Чтение Ремизова требует соответствующего настроя. Еще современники отмечали необычные тенденции организации его художественных текстов, разрушавшие стилистические каноны и отвергавшие установленные синтаксические правила. Ремизовский нарратив, подчиненный живой, устной речи, в печатной записи отдаленно напоминает нотную партитуру. Так, двойное тире (), в поэме «Иуда» отмечавшее необходимую интонационную паузу, в прозе 1920-х годов становится устойчивым авторским знаком, несущим значительно большую смысловую нагрузку. Проза писателя — непринужденная вязь запечатленной на письме «изустной» речи — требует, конечно, соответствующего «музыкального слуха». Однако, чтобы уловить ритм и интонацию озвученного повествования, воспроизведенного новаторскими изобразительными средствами, необходимо и особое читательское зрение.
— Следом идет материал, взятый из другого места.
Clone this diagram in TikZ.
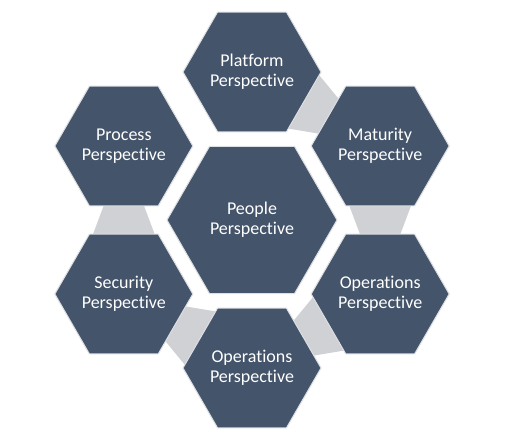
\documentclass[tikz,border=0pt]{standalone}
\usepackage{fontspec}
\setmainfont{Carlito}[Ligatures=NoCommon]
\usetikzlibrary{calc,shapes.geometric}
\definecolor{hexblue}{HTML}{44546A}
\definecolor{hexline}{RGB}{222,224,228}
\definecolor{linkgray}{RGB}{207,209,213}

\begin{document}
\begin{tikzpicture}[x=1pt,y=1pt,
  hexbox/.style={regular polygon,regular polygon sides=6,inner sep=0pt,
    fill=hexblue,draw=hexline,line width=1pt,text=white,align=center,
    font=\fontsize{18}{20}\selectfont},
  outerhex/.style={hexbox,minimum size=138pt},
  linkpiece/.style={fill=linkgray,draw=none}]
\useasboundingbox (0,0) rectangle (511,431);
\fill[white] (0,0) rectangle (511,431);
\coordinate (mid) at (252,211);
% gray links between neighbouring outer hexagons, drawn first
\foreach \a/\b/\t in {platform/maturity/90,maturity/opsright/30,opsright/opsbottom/-30,opsbottom/security/-90,security/process/-150}{
  \coordinate (\a) at ($(mid)+(\t:148)$);
  \coordinate (\b) at ($(mid)+(\t-60:148)$);
  \fill[linkpiece] ($(\a)+(\t-120:58)+(\t-30:31.5)$) -- ($(\a)+(\t-120:58)+(\t+150:31.5)$)
    -- ($(\b)+(\t+60:58)+(\t+150:19.5)$) -- ($(\b)+(\t+60:58)+(\t-30:19.5)$) -- cycle;
}
\node[hexbox,minimum size=170pt] (people) at (mid) {People\\Perspective};
\node[outerhex] (platform) at ($(people)+(90:148)$) {Platform\\Perspective};
\node[outerhex] (maturity) at ($(people)+(30:148)$) {Maturity\\Perspective};
\node[outerhex] (opsright) at ($(people)+(-30:148)$) {Operations\\Perspective};
\node[outerhex] (opsbottom) at ($(people)+(-90:148)$) {Operations\\Perspective};
\node[outerhex] (security) at ($(people)+(-150:148)$) {Security\\Perspective};
\node[outerhex] (process) at ($(people)+(150:148)$) {Process\\Perspective};
\end{tikzpicture}
\end{document}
Начиная с первых своих рассказов, Ремизов рассчитывал на диалог не только с теми, кто распознал бы в описываемых событиях или героях приметы окружающей действительности, но, в первую очередь, с теми — кого мог объединить некий общий культурный и мировоззренческий контекст. Нетрудно заметить присутствие практически во всех произведениях кодовых сигнатур: имен, малоупотребительных слов, понятий и символов, настраивающих на нужный регистр литературных, мифологических, исторических ассоциаций — специально выделенных разрядкой. Разрядка выполняет функцию «смысловой ловушки», которая так или иначе заставляет любознательного читателя задержать взгляд, приостановить быстротечное чтение, чтобы оживить память литературным сопоставлением, постараться понять внутреннюю причину адресованного ему сигнала.